> [Data extract]:
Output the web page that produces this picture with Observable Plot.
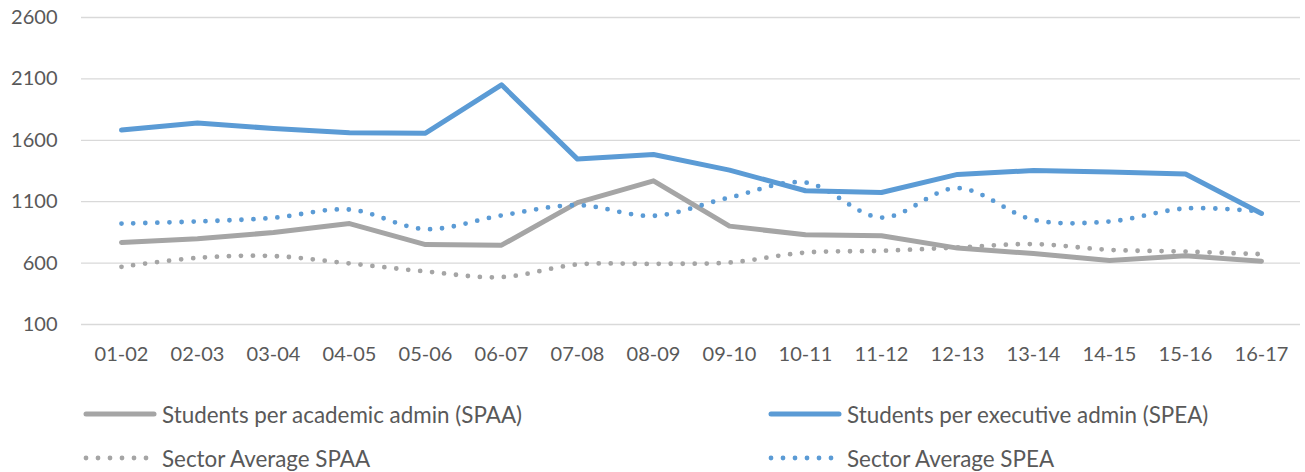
<!DOCTYPE html>
<html>
<head>
<meta charset="utf-8">
<script src="https://cdn.jsdelivr.net/npm/d3@7"></script>
<script src="https://cdn.jsdelivr.net/npm/@observablehq/plot@0.6"></script>
<style>
  html, body { margin: 0; padding: 0; background: #fff; }
  #wrap { position: relative; width: 1305px; height: 472px; font-family: Lato, "Open Sans", sans-serif; color: #595959; }
  .leg { position: absolute; display: flex; align-items: center; font-size: 22.4px; color: #595959; white-space: nowrap; }
  .leg svg { margin-right: 4px; }
</style>
</head>
<body>
<div id="wrap"></div>
<script>
const years = ["01-02","02-03","03-04","04-05","05-06","06-07","07-08","08-09","09-10","10-11","11-12","12-13","13-14","14-15","15-16","16-17"];
const spaa = [768, 798, 849, 922, 751, 746, 1093, 1270, 901, 830, 822, 722, 678, 621, 659, 616];
const spea = [1683, 1740, 1696, 1661, 1658, 2052, 1447, 1484, 1357, 1189, 1175, 1322, 1354, 1341, 1325, 1004];
const sectorSpaa = [570, 643, 657, 597, 532, 486, 589, 594, 605, 686, 700, 727, 755, 708, 694, 673];
const sectorSpea = [922, 939, 969, 1036, 877, 988, 1072, 985, 1134, 1256, 971, 1211, 953, 939, 1045, 1020];
const yTicks = [100, 600, 1100, 1600, 2100, 2600];
const seriesNames = ["Students per academic admin (SPAA)", "Students per executive admin (SPEA)", "Sector Average SPAA", "Sector Average SPEA"];

const GRAY = "#A5A5A5", BLUE = "#5B9BD5";
const rows = (vals) => years.map((y, i) => ({year: y, value: vals[i]}));

const chart = Plot.plot({
  width: 1305,
  height: 380,
  marginLeft: 81,
  marginRight: 5,
  marginTop: 17,
  marginBottom: 56,
  style: {fontFamily: "Lato, 'Open Sans', sans-serif", fontSize: "20px", color: "#595959", background: "#fff"},
  x: {type: "point", domain: years, padding: 0.5, label: null},
  y: {domain: [100, 2600], label: null},
  marks: [
    Plot.ruleY(yTicks, {stroke: "#D9D9D9", strokeWidth: 1.3}),
    Plot.axisX({tickSize: 0, tickPadding: 22, label: null, fill: "#595959"}),
    Plot.axisY({ticks: yTicks, tickFormat: d3.format("d"), tickSize: 0, tickPadding: 24, label: null, fill: "#595959"}),
    Plot.line(rows(spaa), {x: "year", y: "value", stroke: GRAY, strokeWidth: 5, strokeLinejoin: "round", strokeLinecap: "round"}),
    Plot.line(rows(spea), {x: "year", y: "value", stroke: BLUE, strokeWidth: 5, strokeLinejoin: "round", strokeLinecap: "round"}),
    Plot.line(rows(sectorSpaa), {x: "year", y: "value", stroke: GRAY, strokeWidth: 4.8, strokeDasharray: "0 12", strokeLinecap: "round", curve: "catmull-rom"}),
    Plot.line(rows(sectorSpea), {x: "year", y: "value", stroke: BLUE, strokeWidth: 4.8, strokeDasharray: "0 12", strokeLinecap: "round", curve: "catmull-rom"})
  ]
});

const wrap = document.getElementById("wrap");
wrap.appendChild(chart);

const legendItems = [
  {name: seriesNames[0], color: GRAY, dotted: false, left: 82, top: 414},
  {name: seriesNames[1], color: BLUE, dotted: false, left: 767, top: 414},
  {name: seriesNames[2], color: GRAY, dotted: true, left: 82, top: 458},
  {name: seriesNames[3], color: BLUE, dotted: true, left: 767, top: 458}
];
for (const it of legendItems) {
  const d = document.createElement("div");
  d.className = "leg";
  d.style.left = it.left + "px";
  d.style.top = (it.top - 15) + "px";
  d.style.height = "30px";
  const sw = it.dotted
    ? `<svg width="76" height="10"><line x1="4" y1="5" x2="72" y2="5" stroke="${it.color}" stroke-width="4.8" stroke-linecap="round" stroke-dasharray="0 12"/></svg>`
    : `<svg width="76" height="10"><line x1="4" y1="5" x2="72" y2="5" stroke="${it.color}" stroke-width="5" stroke-linecap="round"/></svg>`;
  d.innerHTML = sw + `<span>${it.name}</span>`;
  wrap.appendChild(d);
}
</script>
</body>
</html>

> [What needs to be done]: Leave out the pictures and restate, word for word, the lines from the top of the data through the line containing "const rows = (vals)", both included.

> [Result of this exercise]:
Output the web page that produces this picture with Observable Plot.
<!DOCTYPE html>
<html>
<head>
<meta charset="utf-8">
<script src="https://cdn.jsdelivr.net/npm/d3@7"></script>
<script src="https://cdn.jsdelivr.net/npm/@observablehq/plot@0.6"></script>
<style>
  html, body { margin: 0; padding: 0; background: #fff; }
  #wrap { position: relative; width: 1305px; height: 472px; font-family: Lato, "Open Sans", sans-serif; color: #595959; }
  .leg { position: absolute; display: flex; align-items: center; font-size: 22.4px; color: #595959; white-space: nowrap; }
  .leg svg { margin-right: 4px; }
</style>
</head>
<body>
<div id="wrap"></div>
<script>
const years = ["01-02","02-03","03-04","04-05","05-06","06-07","07-08","08-09","09-10","10-11","11-12","12-13","13-14","14-15","15-16","16-17"];
const spaa = [768, 798, 849, 922, 751, 746, 1093, 1270, 901, 830, 822, 722, 678, 621, 659, 616];
const spea = [1683, 1740, 1696, 1661, 1658, 2052, 1447, 1484, 1357, 1189, 1175, 1322, 1354, 1341, 1325, 1004];
const sectorSpaa = [570, 643, 657, 597, 532, 486, 589, 594, 605, 686, 700, 727, 755, 708, 694, 673];
const sectorSpea = [922, 939, 969, 1036, 877, 988, 1072, 985, 1134, 1256, 971, 1211, 953, 939, 1045, 1020];
const yTicks = [100, 600, 1100, 1600, 2100, 2600];
const seriesNames = ["Students per academic admin (SPAA)", "Students per executive admin (SPEA)", "Sector Average SPAA", "Sector Average SPEA"];

const GRAY = "#A5A5A5", BLUE = "#5B9BD5";
const rows = (vals) => years.map((y, i) => ({year: y, value: vals[i]}));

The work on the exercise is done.